Japan’s Presence in Women’s World Cup Final Even More Improbable Than U.S.’s

Japan's Presence in Women's World Cup Final Even More Improbable Than U.S.'s The U.S. women's soccer team has been the talk of the World Cup since Megan Rapinoe's cross found Abby Wambach's head, but in the big scheme of things, there's an even more improbable story in Sunday's final.

Japan, led by midfielder Homare Sawa, is in its first Cup final, and the timing is one of those things that make people believe in destiny.

As emotional as an American win would be, the fact is that the U.S. boasts the top women's program in the world. From the very beginning of the tournament, the U.S. players insisted anything less than the championship would be disappointing.

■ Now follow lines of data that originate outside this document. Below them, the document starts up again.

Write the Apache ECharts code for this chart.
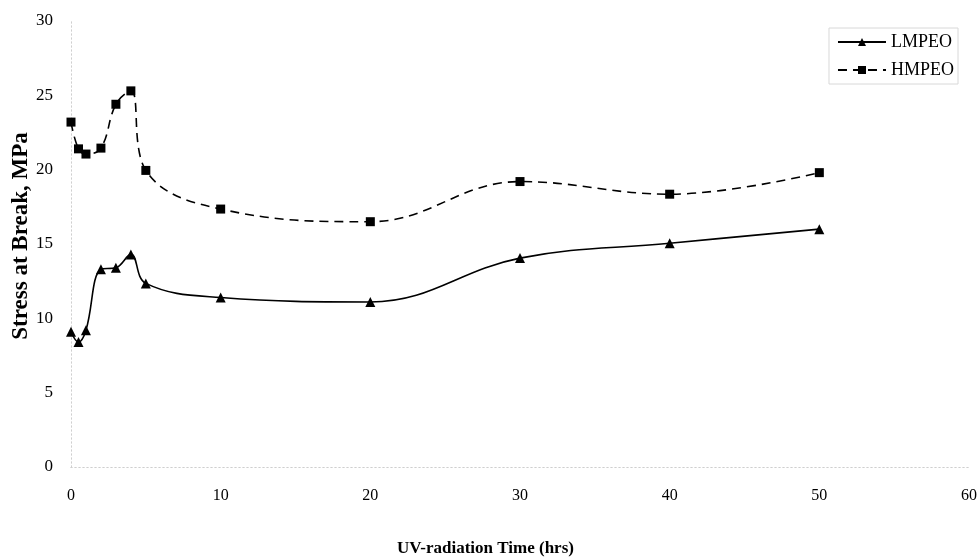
<!DOCTYPE html>
<html>
<head>
<meta charset="utf-8">
<script src="https://cdn.jsdelivr.net/npm/echarts@6/dist/echarts.min.js"></script>
<style>
html,body{margin:0;padding:0;background:#fff;}
#c{width:978px;height:558px;}
</style>
</head>
<body>
<div id="c"></div>
<script>
const xValues = [0, 0.5, 1, 2, 3, 4, 5, 10, 20, 30, 40, 50];
const lmpeo = [9.1, 8.4, 9.2, 13.3, 13.4, 14.3, 12.35, 11.4, 11.1, 14.05, 15.05, 16.0];
const hmpeo = [23.2, 21.4, 21.05, 21.45, 24.4, 25.3, 19.95, 17.35, 16.5, 19.2, 18.35, 19.8];
const seriesNames = ['LMPEO', 'HMPEO'];
const xTitle = 'UV-radiation Time (hrs)';
const yTitle = 'Stress at Break, MPa';

const font = 'Liberation Serif';
const chart = echarts.init(document.getElementById('c'), null, {renderer: 'canvas'});
const pairs = arr => xValues.map((x, i) => [x, arr[i]]);
const faint = {show: true, lineStyle: {color: '#cfcfcf', type: [1, 3], width: 1}};

chart.setOption({
  animation: false,
  backgroundColor: '#fff',
  grid: {left: 71, right: 9, top: 21, bottom: 91, containLabel: false, outerBoundsMode: 'none'},
  legend: {
    orient: 'vertical',
    right: 20,
    top: 28,
    itemWidth: 48,
    itemHeight: 10,
    itemGap: 10,
    padding: [5, 4, 5, 8],
    borderColor: '#d8d8d8',
    borderWidth: 1,
    textStyle: {fontFamily: font, fontSize: 18, color: '#000'},
    data: seriesNames
  },
  xAxis: [{
    type: 'value', min: 0, max: 60, interval: 10,
    axisLine: faint,
    axisTick: {show: false},
    splitLine: {show: false},
    axisLabel: {fontFamily: font, fontSize: 16, color: '#000', margin: 21}
  }, {
    type: 'value', min: 0, max: 60, position: 'top',
    axisLine: faint, axisTick: {show: false}, axisLabel: {show: false}, splitLine: {show: false}
  }],
  yAxis: [{
    type: 'value', min: 0, max: 30, interval: 5,
    axisLine: faint,
    axisTick: {show: false},
    splitLine: {show: false},
    axisLabel: {fontFamily: font, fontSize: 17, color: '#000', margin: 18}
  }, {
    type: 'value', min: 0, max: 30, position: 'right',
    axisLine: faint, axisTick: {show: false}, axisLabel: {show: false}, splitLine: {show: false}
  }],
  graphic: [{
    type: 'text',
    left: 397,
    top: 540,
    style: {text: xTitle, font: 'bold 17px "Liberation Serif"', fill: '#000'}
  }, {
    type: 'text',
    x: 21,
    y: 236,
    rotation: Math.PI / 2,
    style: {text: yTitle, font: 'bold 23px "Liberation Serif"', fill: '#000', align: 'center', verticalAlign: 'middle'}
  }],
  series: [{
    name: seriesNames[0],
    type: 'line',
    smooth: 0.4,
    data: pairs(lmpeo),
    symbol: 'triangle',
    symbolSize: 10,
    itemStyle: {color: '#000'},
    lineStyle: {color: '#000', width: 1.6, type: 'solid'}
  }, {
    name: seriesNames[1],
    type: 'line',
    smooth: 0.4,
    data: pairs(hmpeo),
    symbol: 'rect',
    symbolSize: 9,
    itemStyle: {color: '#000'},
    lineStyle: {color: '#000', width: 1.6, type: [9, 6]}
  }]
});
</script>
</body>
</html>
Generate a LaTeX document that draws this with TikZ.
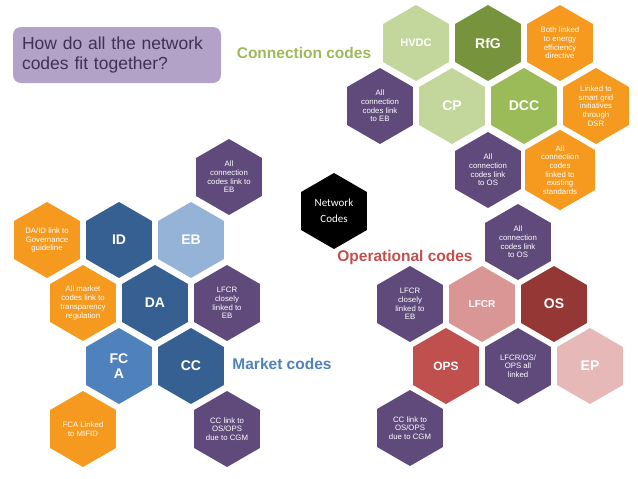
\documentclass[tikz,border=0pt]{standalone}
\usepackage{fontspec}
\setmainfont{Liberation Sans}
\newfontfamily\calibrifont{Carlito}
\usepackage{tikz}
\usetikzlibrary{shapes.geometric}

\definecolor{hexpurple}{HTML}{604A7B}
\definecolor{hexorange}{HTML}{F59A1F}
\definecolor{darkblue}{HTML}{376092}
\definecolor{lightblue}{HTML}{95B3D7}
\definecolor{midblue}{HTML}{4F81BD}
\definecolor{palegreen}{HTML}{C3D69B}
\definecolor{darkgreen}{HTML}{77933C}
\definecolor{midgreen}{HTML}{9BBB59}
\definecolor{pinkred}{HTML}{D99694}
\definecolor{darkred}{HTML}{953735}
\definecolor{midred}{HTML}{C0504D}
\definecolor{palepink}{HTML}{E6B9B8}
\definecolor{titlebox}{HTML}{B3A2C7}
\definecolor{titletext}{HTML}{403152}

\begin{document}
\begin{tikzpicture}[x=1pt, y=-1pt]
  % Set the node styles
  \tikzset{hexnode/.style={regular polygon, regular polygon sides=6, shape border rotate=30,
      minimum size=76pt, inner sep=0pt, outer sep=0pt, text=white, align=center},
    smallhex/.style={hexnode, font=\fontsize{7.8}{8.7}\selectfont},
    grouplabel/.style={font=\fontsize{15.5}{18}\selectfont\bfseries}}

  \useasboundingbox (0,0) rectangle (638,479);

  % Title box and group labels
  \node[rounded corners=8pt, fill=titlebox, minimum width=208pt, minimum height=56pt,
    text width=190pt, align=left, text=titletext, font=\fontsize{17.5}{19.5}\selectfont] (title) at (117,55)
    {How do all the network\\codes fit together?};
  \node[grouplabel, text=midgreen] (conlabel) at (304,53) {Connection codes};
  \node[grouplabel, text=midblue] (mktlabel) at (282,364) {Market codes};
  \node[grouplabel, text=midred] (oplabel) at (405,257) {Operational codes};

  % Network codes in the middle
  \node[hexnode, fill=black, font=\calibrifont\fontsize{11}{16}\selectfont] (netcodes) at (334,211) {Network\\Codes};

  % Draw the coloured code hexagons
  \foreach \name/\x/\y/\col/\size/\txt in {
      id/119/240/darkblue/14/ID, eb/191/240/lightblue/14/EB, da/155/303/darkblue/14/DA,
      fca/119/366/midblue/14/{FC\\A}, cc/191/366/darkblue/14/CC,
      hvdc/416/43/palegreen/11/HVDC, rfg/488/43/darkgreen/14/RfG,
      cp/452/106/palegreen/14/CP, dcc/524/106/midgreen/14/DCC,
      lfcr/482/304/pinkred/10/LFCR, os/554/304/darkred/14/OS,
      ops/446/366/midred/12/OPS, ep/590/366/palepink/14/EP}{
    \node[hexnode, fill=\col, font=\fontsize{\size}{15}\selectfont\bfseries] (\name) at (\x,\y) {\txt};
  }

  % Market code notes
  \node[smallhex, fill=hexorange] (mkgov) at (47,240) {DA/ID link to\\Governance\\guideline};
  \node[smallhex, fill=hexpurple] (mkeb) at (229,177) {All\\connection\\codes link to\\EB};
  \node[smallhex, fill=hexorange] (mktrans) at (83,303) {All market\\codes link to\\transparency\\regulation};
  \node[smallhex, fill=hexpurple] (mklfcr) at (227,303) {LFCR\\closely\\linked to\\EB};
  \node[smallhex, fill=hexorange] (mkmifid) at (83,429) {FCA Linked\\to MIFID};
  \node[smallhex, fill=hexpurple] (mkcgm) at (227,429) {CC link to\\OS/OPS\\due to CGM};

  % Connection code notes
  \node[smallhex, fill=hexorange] (conenergy) at (560,43) {Both linked\\to energy\\efficiency\\directive};
  \node[smallhex, fill=hexpurple] (coneb) at (380,106) {All\\connection\\codes link\\to EB};
  \node[smallhex, fill=hexorange] (consmart) at (596,106) {Linked to\\smart grid\\initiatives\\through\\DSR};
  \node[smallhex, fill=hexpurple] (conos) at (488,170) {All\\connection\\codes link\\to OS};
  \node[smallhex, fill=hexorange] (constd) at (560,170) {All\\connection\\codes\\linked to\\existing\\standards};

  % Operational code notes
  \node[smallhex, fill=hexpurple] (opconos) at (518,242) {All\\connection\\codes link\\to OS};
  \node[smallhex, fill=hexpurple] (oplfcr) at (410,304) {LFCR\\closely\\linked to\\EB};
  \node[smallhex, fill=hexpurple] (oplinked) at (518,366) {LFCR/OS/\\OPS all\\linked};
  \node[smallhex, fill=hexpurple] (opcgm) at (410,428) {CC link to\\OS/OPS\\due to CGM};
\end{tikzpicture}
\end{document}
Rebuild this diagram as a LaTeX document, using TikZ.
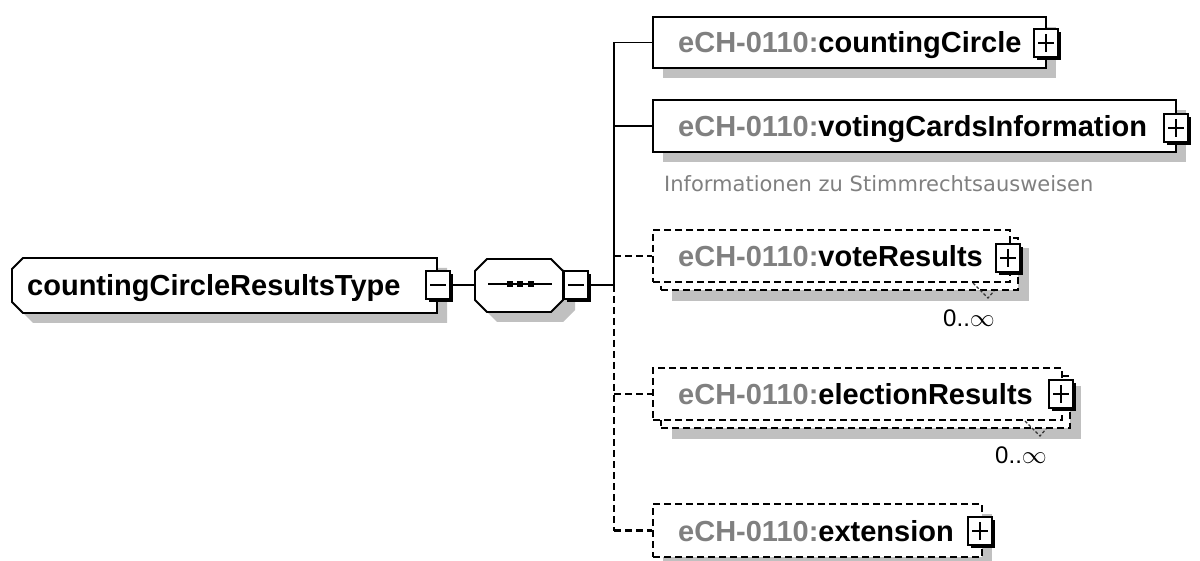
\documentclass[tikz,border=0pt]{standalone}
\usepackage{fontspec}
\setmainfont{Liberation Sans}
\newfontfamily\descfont{DejaVu Sans}
\definecolor{shadowgray}{RGB}{192,192,192}
\definecolor{prefixgray}{RGB}{128,128,128}
\definecolor{desccol}{RGB}{128,128,128}
\newcommand\xpbox[4]{%
  \fill[black] ({#2-12+3},{#3-14+3}) rectangle ({#2+12+3},{#3+14+3});
  \node[xb] (#1) at (#2,#3) {};
  \draw[xsign] ({#2-8},#3) -- ({#2+8},#3);
  \ifnum#4=1 \draw[xsign] (#2,{#3-9}) -- (#2,{#3+9});\fi
}
\begin{document}
\begin{tikzpicture}[x=1pt,y=-1pt,
  shad/.style={fill=shadowgray,draw=none},
  elem/.style={draw=black,line width=1.8pt,fill=white,rectangle,inner sep=0pt},
  optelem/.style={elem,line width=2.1pt,dash pattern=on 7pt off 4pt},
  conn/.style={draw=black,line width=1.8pt,line join=miter},
  optconn/.style={conn,line width=2.1pt,dash pattern=on 7pt off 4pt},
  xb/.style={draw=black,line width=1.6pt,fill=white,rectangle,minimum width=24pt,minimum height=28pt,inner sep=0pt},
  xsign/.style={draw=black,line width=1.5pt},
  lab/.style={anchor=base west,inner sep=0pt,font=\fontsize{29}{29}\selectfont\bfseries,text=black},
  occ/.style={anchor=base east,inner sep=0pt,font=\fontsize{24}{24}\selectfont,text=black},
  desc/.style={anchor=base west,inner sep=0pt,font=\descfont\fontsize{21}{21}\selectfont,text=desccol},
  notch/.style={draw=black!80,line width=1.2pt,dash pattern=on 3pt off 2pt}
]
\useasboundingbox (0,0) rectangle (1200,561);
\fill[white] (0,0) rectangle (1200,561);

% ---------- root element ----------
\fill[shad] (33,268) -- (447,268) -- (447,323) -- (33,323) -- (22,312) -- (22,279) -- cycle;
\draw[line width=1.8pt,fill=white] (23,258) -- (437,258) -- (437,313) -- (23,313) -- (12,302) -- (12,269) -- cycle;
\node[lab] (root) at (27,296) {countingCircleResultsType};
\xpbox{rootm}{438}{285}{0}

% ---------- sequence compositor ----------
\fill[shad] (497,269) -- (563,269) -- (575,281) -- (575,310) -- (563,322) -- (497,322) -- (485,310) -- (485,281) -- cycle;
\draw[line width=1.8pt,fill=white] (487,259) -- (551,259) -- (563,271) -- (563,300) -- (551,312) -- (487,312) -- (475,300) -- (475,271) -- cycle;
\coordinate (seqw) at (475,285);
\draw[line width=1.6pt] (488,284) -- (552,284);
\fill[black] (507,281) rectangle (513,287);
\fill[black] (517,281) rectangle (523,287);
\fill[black] (528,281) rectangle (534,287);
\xpbox{seqm}{576}{285}{0}
\draw[conn] (rootm.east) -- (seqw);

% ---------- trunk ----------
\coordinate (trunk) at (614,285);
\coordinate (t1) at (614,42.5);
\coordinate (t2) at (614,126);
\coordinate (t3) at (614,256);
\coordinate (t4) at (614,394);
\coordinate (t5) at (614,530.5);
\draw[conn] (seqm.east) -- (trunk);
\draw[optconn] (trunk) -- (t5);

% ---------- countingCircle ----------
\fill[shad] (663,27) rectangle (1056,78);
\node[elem,minimum width=393pt,minimum height=51pt] (cc) at (849.5,42.5) {};
\node[lab] (cclab) at (678,53) {\textcolor{prefixgray}{eCH-0110:}countingCircle};
\xpbox{ccx}{1046}{43}{1}
\draw[conn] (cc.west) -- (t1) -- (trunk);

% ---------- votingCardsInformation ----------
\fill[shad] (663,110) rectangle (1186,162);
\node[elem,minimum width=523pt,minimum height=52pt] (vci) at (914.5,126) {};
\node[lab] (vcilab) at (678,136.5) {\textcolor{prefixgray}{eCH-0110:}votingCardsInformation};
\xpbox{vcix}{1176}{128}{1}
\draw[conn] (t2) -- (vci.west);
\node[desc] (vcidesc) at (664,192) {Informationen zu Stimmrechtsausweisen};

% ---------- voteResults ----------
\fill[shad] (672,248) rectangle (1029,301);
\node[optelem,minimum width=357pt,minimum height=52pt] (vrb) at (839.5,264) {};
\node[optelem,minimum width=357pt,minimum height=52pt] (vr) at (831.5,256) {};
\node[lab] (vrlab) at (678,266.5) {\textcolor{prefixgray}{eCH-0110:}voteResults};
\xpbox{vrx}{1008}{258}{1}
\draw[optconn] (t3) -- (vr.west);
\draw[notch] (973,283) -- (988,298) -- (994,291);
\node[occ] (vrocc) at (995,327) {0..$\infty$};

% ---------- electionResults ----------
\fill[shad] (672,386) rectangle (1081,439);
\node[optelem,minimum width=409pt,minimum height=52pt] (erb) at (865.5,402) {};
\node[optelem,minimum width=409pt,minimum height=52pt] (er) at (857.5,394) {};
\node[lab] (erlab) at (678,404.5) {\textcolor{prefixgray}{eCH-0110:}electionResults};
\xpbox{erx}{1061}{394}{1}
\draw[optconn] (t4) -- (er.west);
\draw[notch] (1025,421) -- (1040,436) -- (1046,429);
\node[occ] (erocc) at (1047,463) {0..$\infty$};

% ---------- extension ----------
\fill[shad] (663,514) rectangle (992,567);
\node[optelem,minimum width=329pt,minimum height=53pt] (ext) at (817.5,530.5) {};
\node[lab] (extlab) at (678,541) {\textcolor{prefixgray}{eCH-0110:}extension};
\xpbox{extx}{980}{531}{1}
\draw[optconn] (t5) -- (ext.west);
\end{tikzpicture}
\end{document}
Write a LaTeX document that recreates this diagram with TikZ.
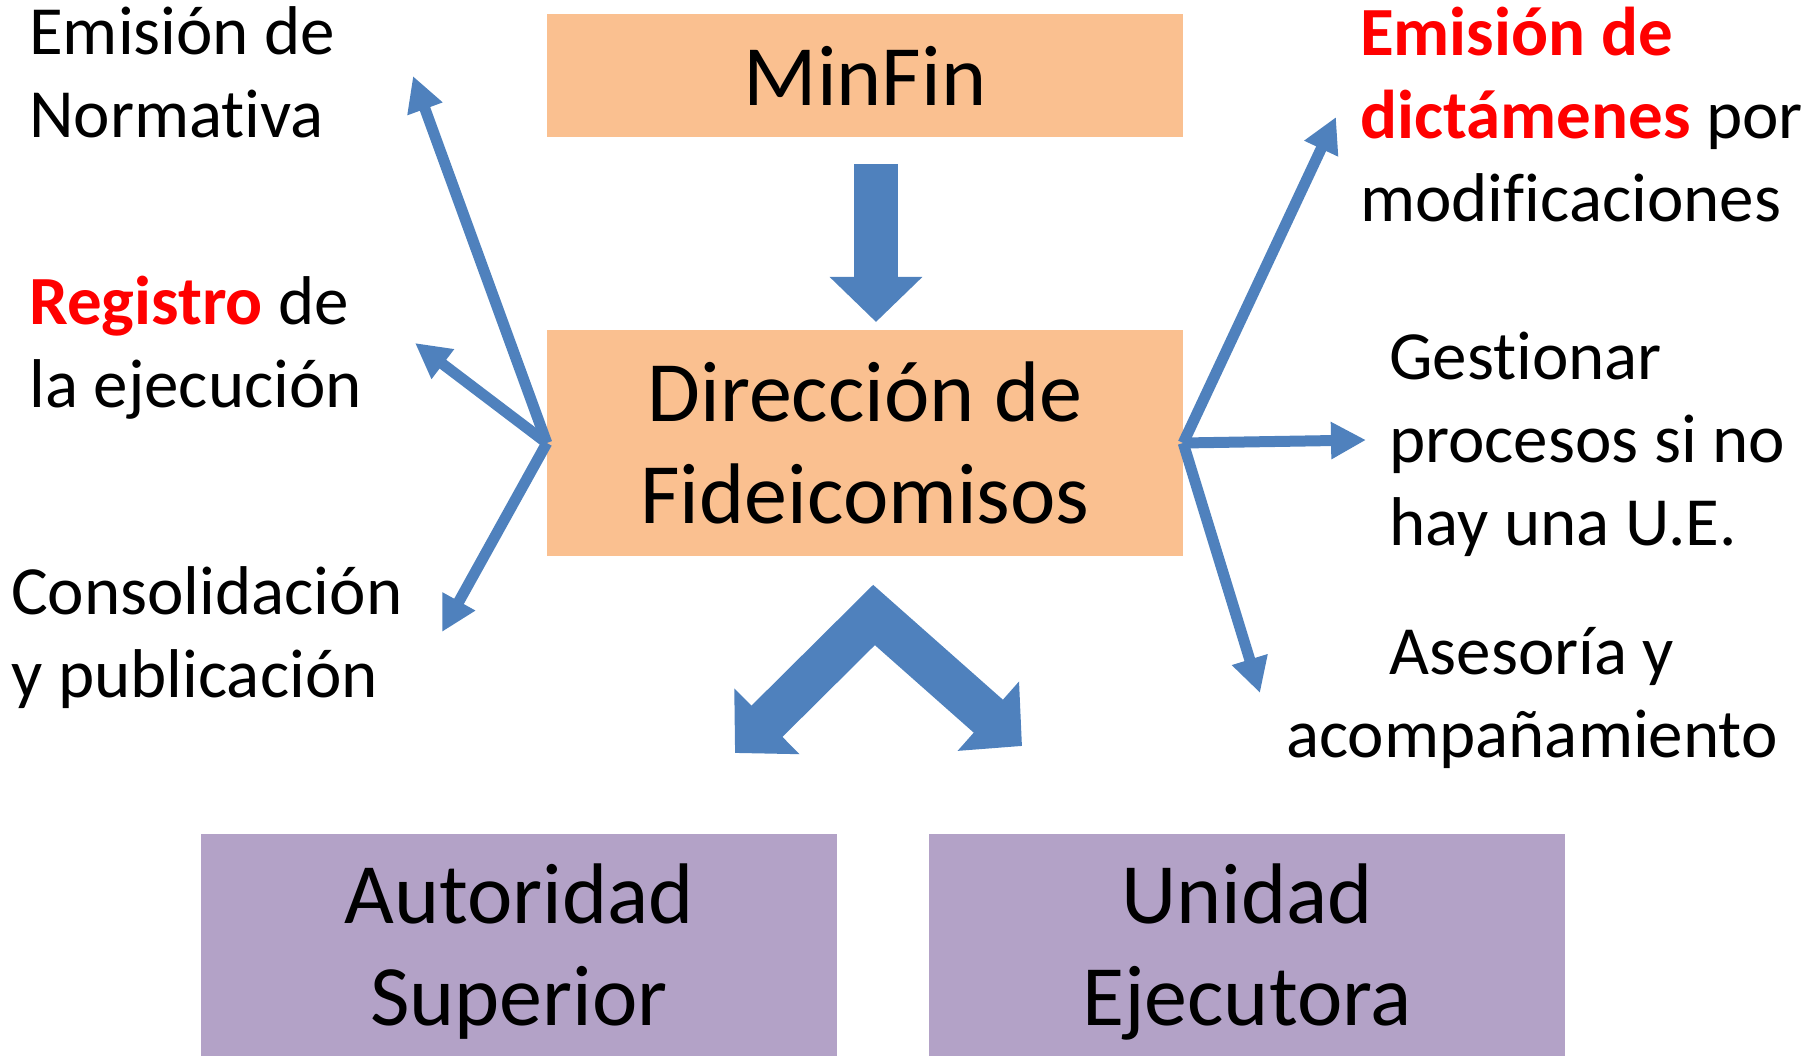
\documentclass[tikz,border=0pt]{standalone}
\usepackage{fontspec}
\setmainfont{Carlito}[Ligatures=NoCommon]
\usetikzlibrary{arrows.meta}

\definecolor{boxorange}{HTML}{FAC090}
\definecolor{boxpurple}{HTML}{B3A2C7}
\definecolor{arrowblue}{HTML}{4F81BD}

\begin{document}
\begin{tikzpicture}[x=1pt,y=-1pt]

\tikzset{flow box/.style={
    fill=#1,
    minimum width=636pt,
    inner sep=0pt,
    align=center,
    font=\fontsize{86}{102}\selectfont
  },
  side text/.style={
    anchor=base west,
    align=left,
    inner sep=0pt,
    font=\fontsize{69}{83}\selectfont
  },
  thin arrow/.style={draw=arrowblue, line width=11pt,
    -{Triangle[length=35pt,width=35pt]}},
  block arrow/.style={draw=arrowblue, line width=44pt, line join=miter}
}

\useasboundingbox (0,0) rectangle (1819,1056);

\node[flow box=boxorange, minimum height=123pt] (minfin) at (865,75.5) {MinFin};
\node[flow box=boxorange, minimum height=226pt] (fide) at (865,443) {Dirección de\\Fideicomisos};
\node[flow box=boxpurple, minimum height=236pt] (autoridad) at (519,952) {Autoridad\\Superior};
\node[flow box=boxpurple, minimum height=236pt] (unidad) at (1247,952) {Unidad\\Ejecutora};

% side texts, placed by the baseline of their last line
\node[side text] (normativa) at (29,138) {Emisión de\\Normativa};
\node[side text] (registro) at (29,407) {\textcolor{red}{\bfseries Registro} de\\la ejecución};
\node[side text] (consolida) at (11,697) {Consolidación\\y publicación};
\node[side text] (dictamen) at (1360,222) {\textcolor{red}{\bfseries Emisión de}\\\textcolor{red}{\bfseries dictámenes} por\\modificaciones};
\node[side text] (gestion) at (1389,545) {Gestionar\\procesos si no\\hay una U.E.};
\node[side text, anchor=base, align=center] (asesoria) at (1532,757) {Asesoría y\\acompañamiento};

% free ends of the arrows
\coordinate (toNorm) at (413,76);
\coordinate (toReg) at (415,343);
\coordinate (toCons) at (442,632);
\coordinate (toDict) at (1336,117);
\coordinate (toGest) at (1366,440);
\coordinate (toAses) at (1260,693);
\coordinate (downtop) at (876,164);
\coordinate (downtip) at (876,322);
\coordinate (tipA) at (735,753);
\coordinate (apex) at (874,615);
\coordinate (tipU) at (1022,746);

\draw[thin arrow] (fide.west) -- (toNorm);
\draw[thin arrow] (fide.west) -- (toReg);
\draw[thin arrow] (fide.west) -- (toCons);
\draw[thin arrow] (fide.east) -- (toDict);
\draw[thin arrow] (fide.east) -- (toGest);
\draw[thin arrow] (fide.east) -- (toAses);

\draw[block arrow, -{Triangle[length=45pt,width=90pt]}] (downtop) -- (downtip);
\draw[block arrow, {Triangle[length=45pt,width=90pt]}-{Triangle[length=45pt,width=90pt]}] (tipA) -- (apex) -- (tipU);

\end{tikzpicture}
\end{document}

Japan began play with no visions of gradeuer. The Japanese players simply wanted to represent well a country still recovering from March's earthquake, where soccer success is literally a foreign concept.

Germany knew this heading into its quarterfinal match against Japan, and made the mistake of taking the Japanese lightly. Then Sawa found Karina Maruyama and suddently, the Japanese players had to adjust their goals.

The desire to make their country proud remained. Added to that was a desire to win the whole thing.

"As a player, we cannot do very much for Japan," Sawa said before the semifinal win over Sweden. "At least we can try and play as hard as we can."

Four months after the earthquake that led to a tsunami that led to a nuclear plant meltdown, the nation of Japan still feels aftershocks. A win by the national team Sunday and the country may feel another, more welcome type of shock.